Depois que Tetela morreu, em 1993, aos 77 anos, por muito tempo minha mãe sonhou com o barulho da máquina de costura na casa ao lado. Um dia, fizemos as contas: pelo casarão de minha avó passaram mais de trinta pessoas, que ficaram lá por alguns dias ou por muito tempo. Era gente que vinha do interior estudar, trabalhar, buscar emprego, fazer tratamento de saúde. Com sua generosidade, ela acolhia quem chegasse.
Quando meu pai pediu minha mãe em casamento, Tetela mandou um emissário à cidade onde ele vivia, em Mossoró, no Rio Grande de Norte, para se informar sobre o pretendente. O informante voltou preocupado:
– É um rapaz bom, dona Maristela, de uma família de jornalistas. Ficou viúvo moço, é bom pai, bom filho… Só tem um defeito: gosta muito de política.
– Então não tem problema, eu também gosto. Isso não é defeito, é qualidade.
Na política, ela foi conservadora. Na vida, inovou, ao ser dona do próprio nariz num tempo em que das mulheres esperava-se apenas obediência. Anticomunista convicta, depois de ler Olga, o livro de Fernando Morais, encantou-se com a personagem. Nos terços que rezava todas as noites em intenção das almas dos falecidos, passou a incluir Olga Benário, a judia comunista entregue aos nazistas em 1936 pelo governo de Getúlio Vargas.
Era das pessoas mais espirituosas que conheci. Gargalhava alto e pensava rápido. Tinha um repertório, famoso entre a parentada, de palavrões censurados para menores e expressões que evocavam partes da anatomia de localização insólita, como “entre o cu e o rabo”. Assistia às novelas confundindo realidade e ficção: “Essa nunca me enganou, desde aquela outra novela já não valia nada!”

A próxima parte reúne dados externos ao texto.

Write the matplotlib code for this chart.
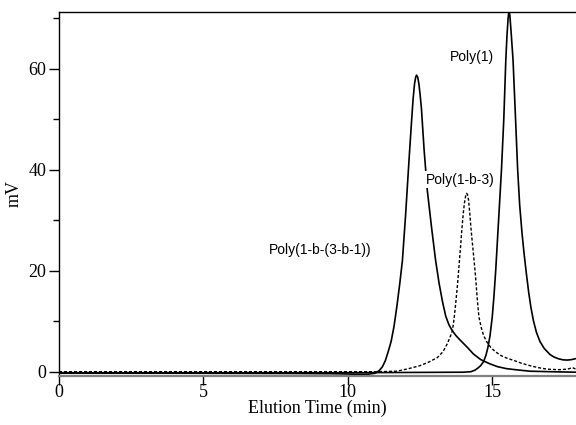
import matplotlib
matplotlib.use("Agg")
import matplotlib.pyplot as plt
from matplotlib.ticker import MultipleLocator

# Poly(1-b-(3-b-1)) -- solid, earliest eluting
t_a = [0, 4, 8, 9.5, 10.3, 10.7, 10.95, 11.1, 11.2, 11.3, 11.4, 11.5, 11.6, 11.7, 11.8,
       11.89, 12.0, 12.12, 12.2, 12.26, 12.31, 12.35, 12.38, 12.42, 12.46, 12.5, 12.55,
       12.64, 12.75, 12.9, 13.04, 13.16, 13.28, 13.39, 13.5, 13.62, 13.75, 13.9, 14.14,
       14.35, 14.6, 14.9, 15.18, 15.5, 15.8, 16.3, 17.0, 17.9]
y_a = [-0.3, -0.3, -0.35, -0.4, -0.5, -0.5, -0.3, 0.3, 1.0, 2.2, 4.0, 6.0, 9.0, 13.0, 17.5,
       22.0, 31.0, 42.0, 49.0, 54.0, 57.0, 58.3, 58.7, 58.3, 57.0, 55.0, 52.0,
       44.0, 36.0, 28.5, 22.0, 17.5, 13.8, 11.0, 9.3, 8.1, 7.1, 6.2, 4.8,
       3.5, 2.4, 1.6, 1.0, 0.6, 0.4, 0.1, 0.0, -0.1]

# Poly(1) -- solid, latest eluting
t_b = [0, 10, 14.0, 14.26, 14.4, 14.5, 14.6, 14.7, 14.78, 14.85, 14.92, 15.0, 15.06,
       15.12, 15.22, 15.32, 15.4, 15.47, 15.51, 15.55, 15.58, 15.61, 15.65, 15.72, 15.8,
       15.88, 15.95, 16.03, 16.1, 16.18, 16.26, 16.34, 16.43, 16.53, 16.65, 16.8,
       17.0, 17.14, 17.3, 17.45, 17.6, 17.75, 17.9]
y_b = [-0.2, -0.2, -0.1, 0.0, 0.3, 0.7, 1.2, 2.0, 3.2, 4.8, 7.0, 10.8, 15.0,
       20.0, 30.0, 40.0, 50.0, 61.7, 66.5, 70.0, 71.5, 70.5, 67.5, 61.7, 51.0,
       40.0, 33.0, 27.5, 23.5, 19.5, 15.8, 12.7, 10.0, 7.8, 6.0, 4.6,
       3.4, 2.9, 2.55, 2.35, 2.3, 2.4, 2.6]

# Poly(1-b-3) -- dashed
t_c = [0, 10, 11.0, 11.7, 12.1, 12.5, 12.8, 13.1, 13.3, 13.45, 13.55, 13.62, 13.68, 13.74,
       13.8, 13.85, 13.9, 13.95, 14.0, 14.04, 14.08, 14.11, 14.14, 14.18, 14.22, 14.27,
       14.32, 14.37, 14.42, 14.48, 14.54, 14.62, 14.7, 14.8, 14.95, 15.1, 15.3, 15.5,
       15.76, 16.0, 16.3, 16.6, 16.9, 17.3, 17.6, 17.78, 17.9]
y_c = [0, 0, 0, 0.1, 0.6, 1.2, 1.9, 2.8, 4.0, 5.6, 7.0, 8.1, 10.5, 13.8,
       17.4, 21.0, 24.5, 28.3, 31.5, 33.5, 34.8, 35.3, 35.1, 34.0, 31.5, 28.0,
       25.0, 22.1, 19.0, 14.5, 10.8, 8.7, 7.2, 6.0, 4.8, 4.0, 3.2, 2.7,
       2.2, 1.7, 1.2, 0.8, 0.5, 0.4, 0.5, 0.8, 0.5]

labels = ["Poly(1-b-(3-b-1))", "Poly(1)", "Poly(1-b-3)"]
label_xy = [(7.28, 24.0), (13.55, 62.3), (12.7, 38.0)]

serif = "Liberation Serif"
sans = "Liberation Sans"

fig = plt.figure(figsize=(5.76, 4.25), dpi=100)
ax = fig.add_axes([0.1024, 0.1153, 0.8976, 0.8565])

ax.plot(t_a, y_a, color="black", lw=1.2, solid_joinstyle="round")
ax.plot(t_b, y_b, color="black", lw=1.2, solid_joinstyle="round")
ax.plot(t_c, y_c, color="black", lw=1.0, ls=(0, (2.2, 1.4)))

for txt, (x, y) in zip(labels, label_xy):
    ax.text(x, y, txt, family=sans, fontsize=10, va="center", ha="left",
            bbox=dict(facecolor="white", edgecolor="none", pad=1.0), zorder=5)

ax.set_xlim(0, 17.9)
ax.set_ylim(-0.85, 71.2)

ax.spines["right"].set_visible(False)
ax.spines["bottom"].set_color("#808080")
ax.spines["bottom"].set_linewidth(1.6)
ax.spines["left"].set_linewidth(1.0)
ax.spines["top"].set_linewidth(1.0)

ax.xaxis.set_major_locator(MultipleLocator(5))
ax.yaxis.set_major_locator(MultipleLocator(20))
ax.yaxis.set_minor_locator(MultipleLocator(10))
ax.tick_params(axis="x", which="major", direction="out", length=6.5, width=1.0,
               pad=-1, color="black")
ax.tick_params(axis="y", which="major", direction="out", length=7, width=1.0, pad=2)
ax.tick_params(axis="y", which="minor", direction="out", length=4, width=1.0)
for lab in ax.get_xticklabels() + ax.get_yticklabels():
    lab.set_family(serif)
    lab.set_fontsize(13)

ax.set_xlabel("Elution Time (min)", family=serif, fontsize=13, labelpad=-1)
ax.set_ylabel("mV", family=serif, fontsize=13, labelpad=4)

fig.savefig("out.png", dpi=100)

Um dia, Tetela cismou de vender leite para completar o orçamento doméstico. Eu voltava da escola e parava na casa de muro baixo para ajudar a encher as vasilhas com a medida de litro. Ela pagava à vista ao fornecedor que trazia o leite de um sítio próximo, mas vendia fiado aos fregueses, anotando, com sua letra caprichosa, todas as contas em cadernos pretos de capa dura. Por isso, estava sempre no vermelho e, quando o leite talhava, o prejuízo era maior ainda, pois não tinha como vender o produto.
Fazia aniversário em 1° de abril, dia em que o passatempo de filhos, sobrinhos e netos era passar trotes para ela e ver se caía nas nossas mentiras. Num desses telefonemas, animou-se com um cliente, que se apresentou como doutor Otávio e queria comprar 50 litros de leite de uma tacada só, para uma festa.
– Mas a senhora tem 50 litros para vender?
– Claro, fique tranquilo, doutor. [Ela adorava um doutor.] Meus fornecedores garantem. [O fornecedor, coitado, era um só, um velhinho que mal podia com os galões de leite.]
– Mas, dona Maristela, e se o leite talhar?
Foi quando ela percebeu o trote. Não se encabulou:
– Se talhar, doutor, eu enfio o leite todinho naquele seu lugar.
Outra vez, quando enfrentava uma de suas enxaquecas, um incauto bateu com o carro no muro da casa dela. Parte do muro veio abaixo, junto com a grade na qual ela cultivava seus jasmins.
O dono do carro tocou a campainha da casa de Tetela. Ela apareceu à porta, gordíssima, de camisola branca, com um pano na cabeça. Aos berros, xingou o homem de “fela da puta” (sim, era a expressão que ela usava). E daí para baixo. “Você derrubou meu muro, acabou com meus jasmins…” O homem tentou se explicar, dizendo que pagaria por todo o estrago, mas ela se recusou a ouvir: continuou a cobri-lo de impropérios.
No dia seguinte, o homem voltou para tentar reparar o malfeito. Tetela estava chegando da rua, penteada e bem-arrumada, talvez com seu vestido favorito, o de gorgorão azul. O homem disse que tinha derrubado o muro sem querer e gostaria de falar com a dona da casa.
– Pois não, sou eu mesma – ela disse.
– A senhora? Mas ontem conversei com uma mulher gorda, bem nervosa…
– Ah, meu senhor, não ligue não. A dona da casa sou eu, Maristela Freitas. Aquela é minha irmã gêmea. Ela é louca, não repare. O senhor nem precisa pagar nada.
Tetela era assim, imensa.
Quando eu preciso chamar minha gêmea louca para resolver alguma pendência, é dessa história que me lembro. E só depois entra em cena a dona da casa, afável e elegante, em seu vestido de gorgorão azul.